An Extraordinary Union
- Author: Alyssa Cole
- Language: English
- Genre: Fiction, Romance, Historical Fiction
- Publisher: Kensington Books
- Publication date: March 28, 2017
- Publication place: United States
- Followed by: A Hope Divided

= An Extraordinary Union =

2017 romance novel by Alyssa Cole

An Extraordinary Union is a 2017 romance novel by American author Alyssa Cole. It was received favorably by critics and named to multiple best-of lists. It won multiple awards but was passed over by Romance Writers of America's nominations process for their major award, sparking discussions of racism within the romance fiction industry.

== Plot ==
Freedwoman Ellen Burns, who has an eidetic memory, poses as a mute enslaved person in the Richmond, Virginia, household of a Confederate senator to gather intelligence for the Union. Scottish immigrant Malcolm McCall is a Pinkerton detective posing as a Confederate soldier to spy on the family Ellen has been "loaned" to. The two overcome obstacles to falling in love.

== Series ==
The book is the first installment in Cole's The Loyal League series set during the American Civil War. Other books in the series include A Hope Divided and An Unconditional Freedom.

== Reception ==
Kirkus called it "a masterful tale" and said it "defies genre stereotypes at every turn (and) offers a nuanced portrayal of Civil War–era racial politics. Any reader who thinks romance novels are pure fluff will be schooled by Cole's richly drawn characters, who must overcome generations of trauma in order to let themselves love each other."

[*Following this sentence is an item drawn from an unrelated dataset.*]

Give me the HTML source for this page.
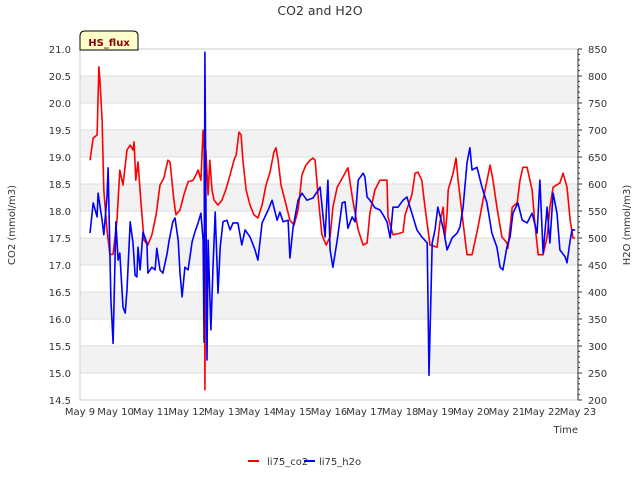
<!DOCTYPE html>
<html><head><meta charset="utf-8"><style>
body{margin:0;background:#fff;}
svg{display:block;font-family:"DejaVu Sans","Liberation Sans",sans-serif;}
</style></head><body>
<svg id="chart" width="640" height="480">
<text x="320" y="15" text-anchor="middle" font-size="12.5" fill="#333">CO2 and H2O</text>
<g id="bands"></g><g id="grid"></g>
<rect x="80" y="49" width="498" height="351" fill="none" stroke="#ccc"/>
<g id="axes"></g>
<g id="series"></g>
<g>
<path d="M80,50 L80,36 Q80,31 85,31 L133,31 Q138,31 138,36 L138,50 Z" fill="#ffffcc" stroke="#000"/>
<text x="109" y="46" text-anchor="middle" font-size="10" font-weight="bold" fill="#8b0000">HS_flux</text>
</g>
<text x="15" y="225" transform="rotate(-90 15 225)" text-anchor="middle" font-size="10" fill="#333">CO2 (mmol/m3)</text>
<text x="630" y="225" transform="rotate(-90 630 225)" text-anchor="middle" font-size="10" fill="#333">H2O (mmol/m3)</text>
<text x="578" y="433" text-anchor="end" font-size="10" fill="#333">Time</text>
<g>
<g><line x1="248" y1="461" x2="259" y2="461" stroke="#f00" stroke-width="2"/><text x="267" y="465" font-size="10" fill="#333">li75_co2</text></g>
<g><line x1="304" y1="461" x2="315" y2="461" stroke="#00f" stroke-width="2"/><text x="319" y="465" font-size="10" fill="#333">li75_h2o</text></g>
</g>
</svg>
<script>
const xTickLabels=["May 9","May 10","May 11","May 12","May 13","May 14","May 15","May 16","May 17","May 18","May 19","May 20","May 21","May 22","May 23"];
const leftTicks=[14.5,15.0,15.5,16.0,16.5,17.0,17.5,18.0,18.5,19.0,19.5,20.0,20.5,21.0];
const rightTicks=[200,250,300,350,400,450,500,550,600,650,700,750,800,850];
const co2Days=[0.28,0.37,0.48,0.53,0.56,0.62,0.67,0.76,0.84,0.93,1.04,1.12,1.21,1.32,1.41,1.49,1.52,1.57,1.63,1.71,1.80,1.91,2.02,2.14,2.25,2.36,2.47,2.53,2.64,2.70,2.81,2.92,3.04,3.18,3.26,3.32,3.40,3.46,3.49,3.51,3.54,3.60,3.65,3.71,3.77,3.88,3.99,4.10,4.22,4.33,4.39,4.47,4.53,4.58,4.67,4.78,4.89,5.00,5.12,5.23,5.34,5.45,5.51,5.57,5.65,5.76,5.90,6.02,6.13,6.24,6.35,6.47,6.55,6.61,6.69,6.80,6.92,7.03,7.11,7.23,7.39,7.53,7.67,7.82,7.96,8.07,8.15,8.29,8.43,8.63,8.66,8.80,9.00,9.08,9.14,9.33,9.42,9.50,9.61,9.70,9.84,10.04,10.12,10.21,10.26,10.32,10.35,10.49,10.57,10.63,10.77,10.88,11.02,11.05,11.19,11.33,11.53,11.61,11.72,11.86,12.00,12.03,12.15,12.29,12.37,12.45,12.57,12.71,12.79,12.88,13.02,13.13,13.21,13.30,13.49,13.58,13.69,13.78,13.86,13.92];
const co2Values=[18.94,19.35,19.41,20.67,20.43,19.69,18.39,17.65,17.19,17.20,17.83,18.76,18.48,19.13,19.22,19.13,19.28,18.57,18.91,18.20,17.46,17.37,17.56,17.93,18.48,18.61,18.94,18.91,18.20,17.93,18.02,18.30,18.54,18.57,18.67,18.76,18.57,19.50,19.13,14.69,19.13,18.30,18.94,18.39,18.20,18.11,18.20,18.39,18.67,18.94,19.04,19.46,19.41,18.94,18.39,18.11,17.93,17.87,18.11,18.48,18.72,19.09,19.17,18.94,18.48,18.20,17.83,17.74,18.02,18.67,18.85,18.94,18.98,18.94,18.30,17.56,17.37,17.52,18.07,18.44,18.63,18.80,18.20,17.65,17.37,17.41,17.96,18.39,18.57,18.57,17.89,17.56,17.59,17.61,17.93,18.30,18.70,18.72,18.57,18.07,17.37,17.33,17.80,18.07,17.52,17.96,18.39,18.70,18.98,18.57,17.78,17.19,17.19,17.28,17.70,18.20,18.85,18.57,18.07,17.52,17.41,17.31,18.07,18.15,18.57,18.81,18.81,18.39,17.74,17.19,17.19,17.52,18.07,18.44,18.52,18.70,18.44,17.83,17.50,17.50];
const h2oDays=[0.28,0.37,0.48,0.51,0.62,0.67,0.76,0.79,0.87,0.93,1.01,1.07,1.12,1.21,1.27,1.32,1.41,1.49,1.55,1.60,1.63,1.69,1.77,1.88,1.91,2.02,2.11,2.16,2.25,2.33,2.45,2.50,2.61,2.67,2.76,2.81,2.87,2.95,3.04,3.15,3.23,3.32,3.40,3.46,3.49,3.51,3.57,3.60,3.68,3.74,3.80,3.85,3.88,3.94,4.02,4.13,4.22,4.30,4.44,4.55,4.64,4.78,4.92,5.00,5.12,5.29,5.40,5.54,5.62,5.71,5.85,5.90,5.99,6.13,6.24,6.38,6.55,6.75,6.89,6.97,7.03,7.11,7.23,7.37,7.45,7.53,7.65,7.73,7.82,7.96,8.01,8.07,8.15,8.29,8.43,8.52,8.63,8.72,8.80,8.94,9.08,9.19,9.33,9.47,9.61,9.76,9.81,9.90,9.98,10.06,10.21,10.32,10.46,10.60,10.68,10.77,10.88,10.96,11.02,11.16,11.30,11.44,11.58,11.72,11.81,11.89,12.00,12.09,12.17,12.31,12.43,12.57,12.71,12.85,12.93,13.02,13.13,13.21,13.30,13.41,13.49,13.64,13.69,13.78,13.83,13.92];
const h2oValues=[509,565,539,583,533,506,576,630,385,305,530,459,472,372,361,404,530,491,431,428,483,441,511,491,435,446,441,481,441,435,472,493,530,537,496,435,391,446,441,493,511,528,546,496,307,844,274,496,330,446,548,459,398,483,530,533,515,528,528,487,515,502,478,459,528,552,570,533,548,530,533,463,520,570,583,570,574,594,502,607,478,446,496,565,567,518,539,530,607,620,613,576,570,556,552,543,530,500,557,557,570,576,546,515,502,491,246,491,515,557,518,478,500,509,520,557,639,667,626,631,594,565,509,483,446,441,483,502,546,565,533,528,546,509,607,472,557,491,583,546,478,465,454,496,515,515];

const NS="http://www.w3.org/2000/svg";
const X0=80,X1=578,Y0=49,Y1=400;
function xs(d){return X0+d*(X1-X0)/14;}
function yl(v){return Y0+(21-v)*(Y1-Y0)/6.5;}
function yr(v){return Y0+(850-v)*(Y1-Y0)/650;}
function mk(tag,attrs,parent){const e=document.createElementNS(NS,tag);for(const k in attrs)e.setAttribute(k,attrs[k]);parent.appendChild(e);return e;}
const bands=document.getElementById('bands'),grid=document.getElementById('grid'),axes=document.getElementById('axes'),series=document.getElementById('series');
for(let i=0;i<leftTicks.length-1;i++){
  if(i%2===1){
    const r=mk('rect',{x:X0,y:yl(leftTicks[i+1]),width:X1-X0,height:yl(leftTicks[i])-yl(leftTicks[i+1]),fill:'#f2f2f2'},bands);
    
    
  }
}
leftTicks.forEach(v=>{
  const y=yl(v);
  const g=mk('line',{x1:X0,x2:X1,y1:y,y2:y,stroke:'#ddd'},grid);
  
  
  const t=mk('text',{x:X0-9,y:y+4,'text-anchor':'end','font-size':'10',fill:'#333'},axes);
  t.textContent=v.toFixed(1);
  
  
});
rightTicks.forEach(v=>{
  const y=yr(v);
  mk('line',{x1:X1,x2:X1+4,y1:y,y2:y,stroke:'#333'},axes);
  const t=mk('text',{x:X1+10,y:y+4,'font-size':'10',fill:'#333'},axes);
  t.textContent=v;
  
  
});
for(let v=200;v<=850;v+=10){const y=yr(v);mk('line',{x1:X1,x2:X1+2,y1:y,y2:y,stroke:'#333'},axes);}
mk('line',{x1:X1,x2:X1,y1:Y0,y2:Y1,stroke:'#333'},axes);
xTickLabels.forEach((s,i)=>{
  const x=xs(i);
  const t=mk('text',{x:x,y:Y1+15,'text-anchor':'middle','font-size':'10',fill:'#333'},axes);
  t.textContent=s;
  
  
});
function line(days,vals,yf,color,name){
  const p=mk('polyline',{points:days.map((d,i)=>xs(d).toFixed(1)+','+yf(vals[i]).toFixed(1)).join(' '),fill:'none',stroke:color,'stroke-width':'1.6','stroke-linejoin':'round'},series);
  
  
}
line(co2Days,co2Values,yl,'#f00','co2-line');
line(h2oDays,h2oValues,yr,'#00f','h2o-line');
</script>
</body></html>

Entertainment Weekly named it to their best romances of 2017 and said Cole "paints masterfully in shades of gray" a story of interracial romance that "interrogates slavery, systemic racism, and more, while still remaining utterly swoon-worthy."

Vulture named it to their best romances of 2017 and said it was elegantly and deftly written.

Publishers Weekly gave it a starred review, calling it a "smartly written espionage romance brimming with vivid characterization, heartfelt dialogue, and sensual sweetness" and "sparkling gem of a romance".

== Industry fallout ==
The book sparked discussion of racism within the romance fiction industry when, after having been one of the most reviewed romances of 2017, winning other awards, and being included on multiple major best-of lists, it was passed over by Romance Writers of America's Rita nominating process and not included among the finalists for the award. The finalists that year were all books by white authors. Cole is Black.